İlginç biçimde Dünya Ekonomik Formu’nun 2020 toplantısına iklim krizi damgasını vurdu. Greta Thunberg ile Donald Trump arasındaki tartışma bir yana, Küresel Riskler Raporu bunda etkili oldu. Dünya Ekonomik Forumu tarihinde ilk defa, gelecek on yılın en büyük küresel riskleri listesinin ilk beş sırasını iklim krizi kaynaklı riskler oluşturdu. Böylelikle dünyadaki ekonomik ve toplumsal faaliyetler konusundaki en önemli risklerin çevresel olduğu, sermaye tarafından da büyük ölçüde kabul edilmiş oldu. Kısacası, iklim krizi görmezden gelinebilecek sınırları hayli aştı. Dünya Ekonomik Forumu kapsamında, küresel eşitsizliğin derinleşmesinin de insanlığı tehdit ettiği belirtilse de, bu ve türevi sorunların çözümü için ön görülen yöntem bir “paydaşlar kapitalizminin” inşa edilmesi; toplumsal dayanışmanın göz önünde bulundurulduğu, sermayenin daha geniş tabana yayılacağı bir formül. (Erinç Yeldan, Cumhuriyet, 22 Ocak 2020). Yani yine revizyonist bir yaklaşımla karşı karşıyayız ki küresel sermayenin en kalantor temsilcilerinden oluşan bir forumda başka bir yönelim olması da beklenemezdi.

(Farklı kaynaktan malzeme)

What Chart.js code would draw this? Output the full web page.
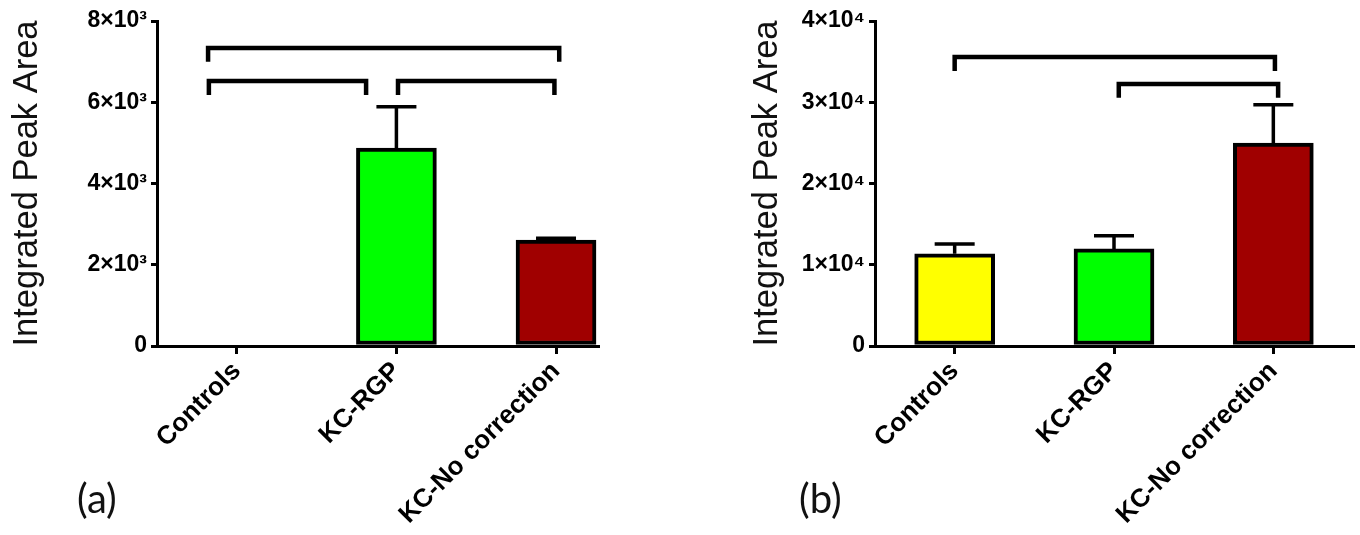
<!DOCTYPE html>
<html><head><meta charset="utf-8">
<script src="https://cdn.jsdelivr.net/npm/chart.js@4.4.0/dist/chart.umd.min.js"></script>
<style>
html,body{margin:0;padding:0;background:#fff;width:1360px;height:535px;overflow:hidden;position:relative}
.wrap{position:absolute;top:0;height:535px}
#wa{left:0;width:640px}
#wb{left:740px;width:620px}
.panel{position:absolute;font-family:Lato,'Open Sans',sans-serif;font-size:40px;color:#111;line-height:1}
</style></head><body>
<div class="wrap" id="wa"><canvas id="ca" width="640" height="535"></canvas></div>
<div class="wrap" id="wb"><canvas id="cb" width="620" height="535"></canvas></div>
<div class="panel" style="left:77px;top:478px">(a)</div>
<div class="panel" style="left:799px;top:478px">(b)</div>
<script>
// ---- data ----
const categories = ['Controls', 'KC-RGP', 'KC-No correction'];
const barColors = ['#FFFF00', '#00FF00', '#A00000'];

const meanA = [0, 4870, 2610];
const semA = [0, 1020, 40];
const yTicksA = [0, 2000, 4000, 6000, 8000];
const yTickLabelsA = ['0', '2×10³', '4×10³', '6×10³', '8×10³'];
const bracketFromA = [-0.18, -0.175, 1.01];
const bracketToA = [2.02, 0.81, 1.99];
const bracketYA = [7335, 6523, 6523];
const bracketLegA = [7000, 6178, 6178];

const meanB = [11350, 11950, 24980];
const semB = [1200, 1630, 4720];
const yTicksB = [0, 10000, 20000, 30000, 40000];
const yTickLabelsB = ['0', '1×10⁴', '2×10⁴', '3×10⁴', '4×10⁴'];
const bracketFromB = [0, 1.03];
const bracketToB = [2.01, 2.03];
const bracketYB = [35570, 32250];
const bracketLegB = [33850, 30560];

// ---- plugin: error bars + significance brackets ----
const annot = {
  id: 'annot',
  afterDatasetsDraw(chart, args, o) {
    const {ctx, scales: {x, y}} = chart;
    ctx.save();
    ctx.strokeStyle = '#000';
    ctx.lineCap = 'butt';
    ctx.lineWidth = 3.5;
    o.means.forEach((m, i) => {
      const s = o.sems[i];
      if (!s) return;
      const px = x.getPixelForValue(i);
      const y0 = y.getPixelForValue(m), y1 = y.getPixelForValue(m + s);
      ctx.beginPath();
      ctx.moveTo(px, y0); ctx.lineTo(px, y1);
      ctx.moveTo(px - 20, y1); ctx.lineTo(px + 20, y1);
      ctx.stroke();
    });
    ctx.lineWidth = 4.5;
    ctx.lineJoin = 'miter';
    o.from.forEach((f, i) => {
      const xa = x.getPixelForValue(f), xb = x.getPixelForValue(o.to[i]);
      const yb = y.getPixelForValue(o.y[i]), yl = y.getPixelForValue(o.leg[i]);
      ctx.beginPath();
      ctx.moveTo(xa, yl); ctx.lineTo(xa, yb); ctx.lineTo(xb, yb); ctx.lineTo(xb, yl);
      ctx.stroke();
    });
    ctx.restore();
  }
};

function makeChart(id, means, sems, yTicks, yLabels, bf, bt, by, bl, xMax, yW, padR) {
  const step = yTicks[1] - yTicks[0];
  return new Chart(document.getElementById(id), {
    type: 'bar',
    data: {
      datasets: [{
        data: means.map((v, i) => ({x: i, y: v})),
        backgroundColor: barColors,
        borderColor: '#000',
        borderWidth: 4,
        borderSkipped: false,
        barThickness: 80
      }]
    },
    plugins: [annot],
    options: {
      responsive: false,
      animation: false,
      devicePixelRatio: 1,
      layout: {padding: {left: 0, right: padR, top: 21, bottom: 0}},
      plugins: {
        legend: {display: false},
        tooltip: {enabled: false},
        annot: {means: means, sems: sems, from: bf, to: bt, y: by, leg: bl}
      },
      scales: {
        x: {
          type: 'linear',
          offset: false,
          min: -0.5,
          max: xMax,
          afterBuildTicks: s => { s.ticks = categories.map((c, i) => ({value: i})); },
          afterFit: s => { s.height = 189; },
          ticks: {
            callback: v => categories[v],
            autoSkip: false,
            maxRotation: 45, minRotation: 45,
            color: '#000',
            padding: 2,
            font: {family: "'Liberation Sans', Arial, sans-serif", weight: 'bold', size: 26}
          },
          grid: {offset: false, drawOnChartArea: false, drawTicks: true, tickLength: 8, color: '#000', lineWidth: 3},
          border: {display: true, color: '#000', width: 3}
        },
        y: {
          min: 0,
          max: yTicks[yTicks.length - 1],
          afterBuildTicks: s => { s.ticks = yTicks.map(v => ({value: v})); },
          afterFit: s => { s.width = yW; },
          ticks: {
            callback: v => yLabels[Math.round(v / step)],
            color: '#000',
            padding: 4,
            font: {family: "'Liberation Sans', Arial, sans-serif", weight: 'bold', size: 23}
          },
          grid: {drawOnChartArea: false, drawTicks: true, tickLength: 6, color: '#000', lineWidth: 3},
          border: {display: true, color: '#000', width: 3},
          title: {
            display: true,
            text: 'Integrated Peak Area',
            color: '#111',
            padding: {top: 7, bottom: 0},
            font: {family: "'Liberation Sans', Arial, sans-serif", weight: 'normal', size: 34.5}
          }
        }
      }
    }
  });
}

makeChart('ca', meanA, semA, yTicksA, yTickLabelsA, bracketFromA, bracketToA, bracketYA, bracketLegA, 2.263, 157, 42);
makeChart('cb', meanB, semB, yTicksB, yTickLabelsB, bracketFromB, bracketToB, bracketYB, bracketLegB, 2.5, 135, 7);
</script>
</body></html>
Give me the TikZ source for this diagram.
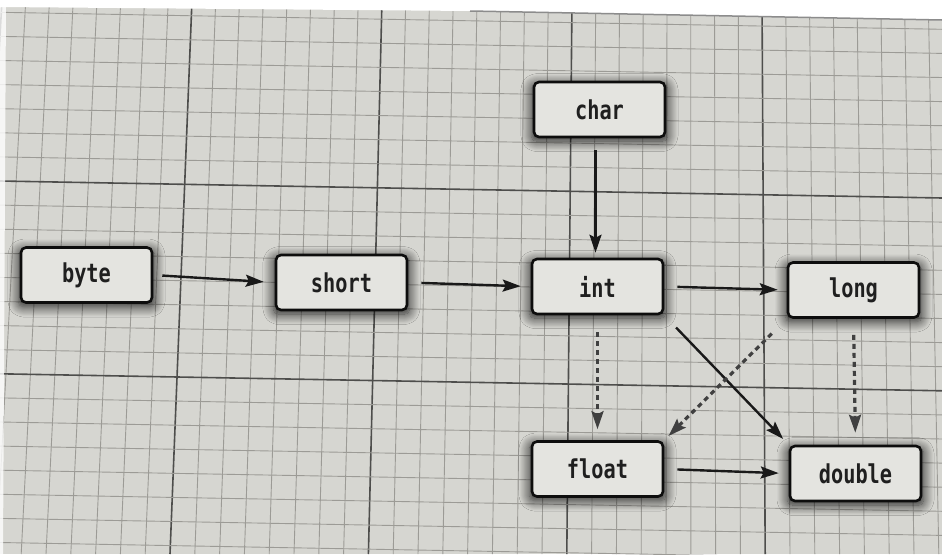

Görünen o ki, bir yandan küresel iklim krizi, bir yandan da kapitalizme içkin kangrenleşmiş sorunlar derinleştikçe, kapitalizmi yamalama ve krizlere dayanaklı hale getirme çabalarına daha çok tanık olacağız. Tartışmalar başlatılacak, sorunlar maskelenmeye çalışılacak, sistem eleştirisi yapılıyormuş gibi görünülecek ama dağ başlarında kapalı kapılar ardında yapılan toplantılarda, bir avuç insan milyarların kaderiyle oynamaya devam edecek. Oysa biliyoruz ki, kapitalizm zararlıdır.